In The Transition to Personal Accounts and Increasing Retirement Wealth: Macro and Micro Evidence (NBER Working Paper No. 8610), authors James Poterba, Steven Venti, and David Wise explore the evolution of U.S. retirement savings over the 1980s and 1990s. In 1980, 92 percent of private retirement saving contributions were to employer-based plans and 60 percent of all contributions were to defined benefit (DB) plans. Today, defined contribution (DC) savings plans -- 401(K)s and similar employee-controlled retirement plans -- account for about 85 percent of private retirement saving contributions. The shift from defined benefit to defined contribution plans reflects several factors, including changing regulations on DB plans and greater worker demand for pensions that are portable from one job to another.

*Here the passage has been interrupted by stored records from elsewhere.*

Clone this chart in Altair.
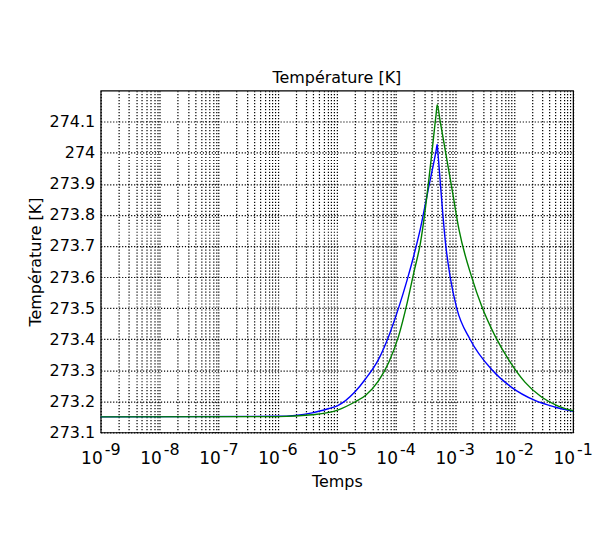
import altair as alt
import pandas as pd

# ---- data ----
blue_t = [1e-9, 1e-6, 3.83e-6, 7.3e-6, 1.05e-5, 2.01e-5, 3.05e-5, 5.1e-5, 7.55e-5, 1.11e-4,
          1.55e-4, 2.0e-4, 2.59e-4, 3.55e-4, 4.8e-4, 5.0e-4, 5.1e-4, 7.0e-4, 8.3e-4,
          1.07e-3, 1.8e-3, 4.3e-3, 9.1e-3, 2.26e-2, 4.9e-2, 1e-1]
blue_T = [273.15, 273.152, 273.163, 273.177, 273.187, 273.23, 273.272, 273.336, 273.41, 273.501,
          273.591, 273.668, 273.755, 273.885, 274.008, 274.027, 274.008, 273.7, 273.6,
          273.5, 273.4, 273.3, 273.245, 273.203, 273.182, 273.168]

green_t = [1e-9, 1e-6, 3.8e-6, 1e-5, 2.01e-5, 3.05e-5, 5.1e-5, 7.55e-5, 1.11e-4, 1.55e-4,
           2.0e-4, 2.59e-4, 4.8e-4, 5.0e-4, 5.6e-4, 7.0e-4, 9.0e-4, 1.175e-3, 1.92e-3,
           2.84e-3, 4.79e-3, 8.0e-3, 1.53e-2, 2.92e-2, 5.6e-2, 1e-1]
green_T = [273.15, 273.151, 273.157, 273.171, 273.198, 273.219, 273.267, 273.325, 273.41, 273.517,
           273.613, 273.708, 274.125, 274.155, 274.103, 273.997, 273.878, 273.751, 273.6,
           273.506, 273.41, 273.336, 273.262, 273.214, 273.185, 273.17]

series_names = ["blue", "green"]
series_colors = ["#0000ff", "#008000"]

decade_exponents = [-9, -8, -7, -6, -5, -4, -3, -2, -1]
minor_factors = [2, 3, 4, 5, 6, 7, 8, 9]
y_ticks = [273.1, 273.2, 273.3, 273.4, 273.5, 273.6, 273.7, 273.8, 273.9, 274.0, 274.1]

chart_title = "Température [K]"
x_title = "Temps"
y_title = "Température [K]"

FONT = "DejaVu Sans"
W, H = 474, 343

df = pd.DataFrame({
    "t": blue_t + green_t,
    "T": blue_T + green_T,
    "s": [series_names[0]] * len(blue_t) + [series_names[1]] * len(green_t),
})

grid_vals = [10.0 ** e for e in decade_exponents] + [
    f * 10.0 ** e for e in decade_exponents[:-1] for f in minor_factors
]

lab = pd.DataFrame({
    "t": [10.0 ** e for e in decade_exponents],
    "base": ["10"] * len(decade_exponents),
    "exp": [str(e) for e in decade_exponents],
})

xscale = alt.Scale(type="log", domain=[1e-9, 1e-1], nice=False)
yscale = alt.Scale(domain=[273.1, 274.2], zero=False, nice=False)

GRID = dict(grid=True, gridDash=[1.2, 1.8], gridColor="black", gridOpacity=1, gridWidth=1.2)

xaxis = alt.Axis(values=grid_vals, labels=False, ticks=False, domain=False,
                 title=x_title, titleFont=FONT, titleFontSize=16, titleFontWeight="normal",
                 titleColor="black", titleX=W / 2, titleY=54, titleBaseline="alphabetic",
                 titleAlign="center", **GRID)

lines = alt.Chart(df).mark_line(strokeWidth=1.4, interpolate="monotone").encode(
    x=alt.X("t:Q", scale=xscale, axis=xaxis),
    y=alt.Y("T:Q", scale=yscale,
            axis=alt.Axis(values=y_ticks, format=".1~f", ticks=False, tickSize=0,
                          domain=False, labelFont=FONT, labelFontSize=16, labelColor="black",
                          labelPadding=6, title=y_title, titleFont=FONT, titleFontSize=16,
                          titleFontWeight="normal", titleColor="black", titleX=-60, titleY=H / 2,
                          titleBaseline="alphabetic", titleAlign="center", titleAngle=270,
                          **GRID)),
    color=alt.Color("s:N", scale=alt.Scale(domain=series_names, range=series_colors), legend=None),
)

base_lab = alt.Chart(lab).mark_text(align="right", baseline="alphabetic", dx=2, fontSize=17,
                                    font=FONT, color="black").encode(
    x=alt.X("t:Q", scale=xscale, axis=xaxis),
    y=alt.value(H + 32),
    text="base:N",
)
exp_lab = alt.Chart(lab).mark_text(align="left", baseline="alphabetic", dx=4, fontSize=16,
                                   font=FONT, color="black").encode(
    x=alt.X("t:Q", scale=xscale, axis=xaxis),
    y=alt.value(H + 23),
    text="exp:N",
)

chart = alt.layer(lines, base_lab, exp_lab).properties(
    width=W,
    height=H,
    title=alt.TitleParams(chart_title, font=FONT, fontSize=16, fontWeight="normal",
                          color="black", anchor="middle", baseline="alphabetic", offset=-8,
                          frame="group"),
    autosize=alt.AutoSizeParams(type="none"),
    padding={"left": 93, "top": 82, "right": 20, "bottom": 110},
    background="white",
).configure_view(stroke="black", strokeWidth=1.2)

chart.save("out.html", embed_options={"renderer": "svg", "actions": False})
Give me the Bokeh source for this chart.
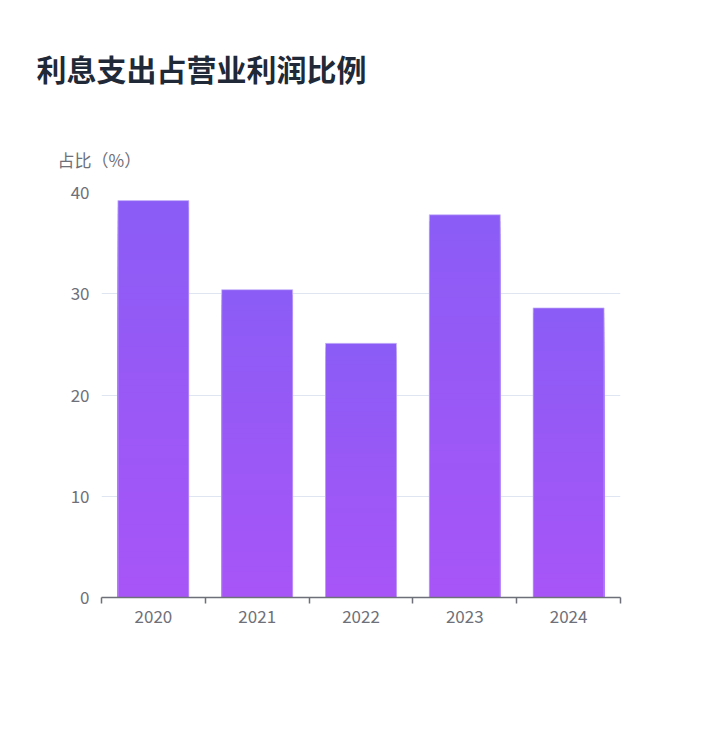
import numpy as np
from bokeh.plotting import figure
from bokeh.models import FixedTicker, Title, Range1d, ColumnDataSource
from bokeh.embed import file_html
from bokeh.resources import INLINE

title_text = "利息支出占营业利润比例"
y_axis_name = "占比（%）"
years = ["2020", "2021", "2022", "2023", "2024"]
ratios = [39.2, 30.4, 25.1, 37.8, 28.6]
y_ticks = [0, 10, 20, 30, 40]

FONT = "Noto Sans CJK SC"
TOP_COLOR = (0x8b, 0x5c, 0xf6)
BOTTOM_COLOR = (0xa8, 0x55, 0xf7)
AXIS_GRAY = "#6e7079"

p = figure(width=712, height=708, output_backend="svg", toolbar_location=None,
           x_range=Range1d(0, len(years)), y_range=Range1d(0, 40),
           min_border_left=101, min_border_right=92, min_border_top=192, min_border_bottom=111)
p.outline_line_color = None
p.background_fill_color = "white"
p.border_fill_color = "white"

centers = [i + 0.5 for i in range(len(years))]
N = 60
xs, tops, colors = [], [], []
for c, v in zip(centers, ratios):
    for k in range(N):
        frac = (N - k) / N
        t = (N - k - 0.5) / N
        rgb = tuple(int(round(BOTTOM_COLOR[j] + (TOP_COLOR[j] - BOTTOM_COLOR[j]) * t)) for j in range(3))
        xs.append(c)
        tops.append(v * frac)
        colors.append("#%02x%02x%02x" % rgb)
src = ColumnDataSource(dict(x=xs, top=tops, color=colors))
p.vbar(x="x", top="top", bottom=0, width=0.684, fill_color="color", line_color=None, source=src)
p.vbar(x=centers, top=ratios, bottom=0, width=0.684, fill_color=None,
       line_color="#c9b8fb", line_alpha=0.7, line_width=1)

# x axis: labels at centers, ticks at boundaries
xa = p.xaxis[0]
xa.ticker = FixedTicker(ticks=centers, minor_ticks=list(range(len(years) + 1)))
xa.major_label_overrides = {c: y for c, y in zip(centers, years)}
xa.major_tick_line_color = None
xa.minor_tick_line_color = AXIS_GRAY
xa.minor_tick_out = 6
xa.minor_tick_in = 0
xa.minor_tick_line_width = 1.5
xa.axis_line_color = AXIS_GRAY
xa.axis_line_width = 1.5
xa.major_label_text_font = FONT
xa.major_label_text_font_size = "17px"
xa.major_label_text_color = AXIS_GRAY
xa.major_label_standoff = 6

ya = p.yaxis[0]
ya.ticker = FixedTicker(ticks=y_ticks, minor_ticks=[])
ya.axis_line_color = None
ya.major_tick_line_color = None
ya.minor_tick_line_color = None
ya.major_label_text_font = FONT
ya.major_label_text_font_size = "17px"
ya.major_label_text_color = AXIS_GRAY
ya.major_label_standoff = 6

p.xgrid.grid_line_color = None
p.ygrid.grid_line_color = "#e0e6f1"
p.ygrid.ticker = FixedTicker(ticks=y_ticks[1:])

# nearest to the plot first: the value-axis name, then the chart title
p.add_layout(Title(text=y_axis_name, align="left", offset=-44,
                   text_font=FONT, text_font_size="17px", text_font_style="normal",
                   text_color=AXIS_GRAY, standoff=42), "above")
p.add_layout(Title(text=title_text, align="left", offset=-65,
                   text_font=FONT, text_font_size="30px", text_font_style="bold",
                   text_color="#1f2937", standoff=67), "above")

open("out.html", "w").write(file_html(p, INLINE))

The authors argue that the growth of 401(k) plans has raised national saving. On average, the combined employer and employee contribution per active participant to 401(k) plans has been about twice as large as the employer contribution per participant to DB plans. This suggests greater wealth accumulation under DC plans. The researchers estimate that between 1984 and 1997, total contributions to all pension plans of people with a 401(k) plan were three times as great as they would have been in the absence of the 401(k) program.

Poterba, Venti, and Wise find no evidence of strong substitution between 401(k) participation and participation in other retirement plans. They point out that the growth in defined contribution assets has been so large that it is unlikely that all of this asset growth has come at the expense of what would otherwise have been defined benefit plans.

There are potentially important differences between accumulating retirement assets in defined contribution and defined benefit plans. Saving in a 401(k) plan is transparent and the individual largely decides how much to contribute, how to invest, and how and when to withdraw the money. This contrasts with far more opaque DB plans in which the employer makes these decisions, and in which the employee may not understand the accruing value of retirement assets. Individuals with 401(k)s are also likely to work longer and contribute for more years than those who rely on DB pensions, since many DB plans include provisions that make it financially attractive to retire early.

Assuming that current defined contribution pension coverage rates persist for the next three decades, the average 401(k) balances of people who will reach retirement age in 2035 will be roughly as large as the present value of their Social Security benefits. The precise value of DC plan balances will of course depend on asset market returns over the next thirty years.

The retirement plan contribution rate is much greater than the personal saving rate reported in the National Income and Product Accounts (NIPA) in recent years. The treatment of retirement plan contributions and retirement payouts in the national income accounts contributes to the very low measured personal saving rate.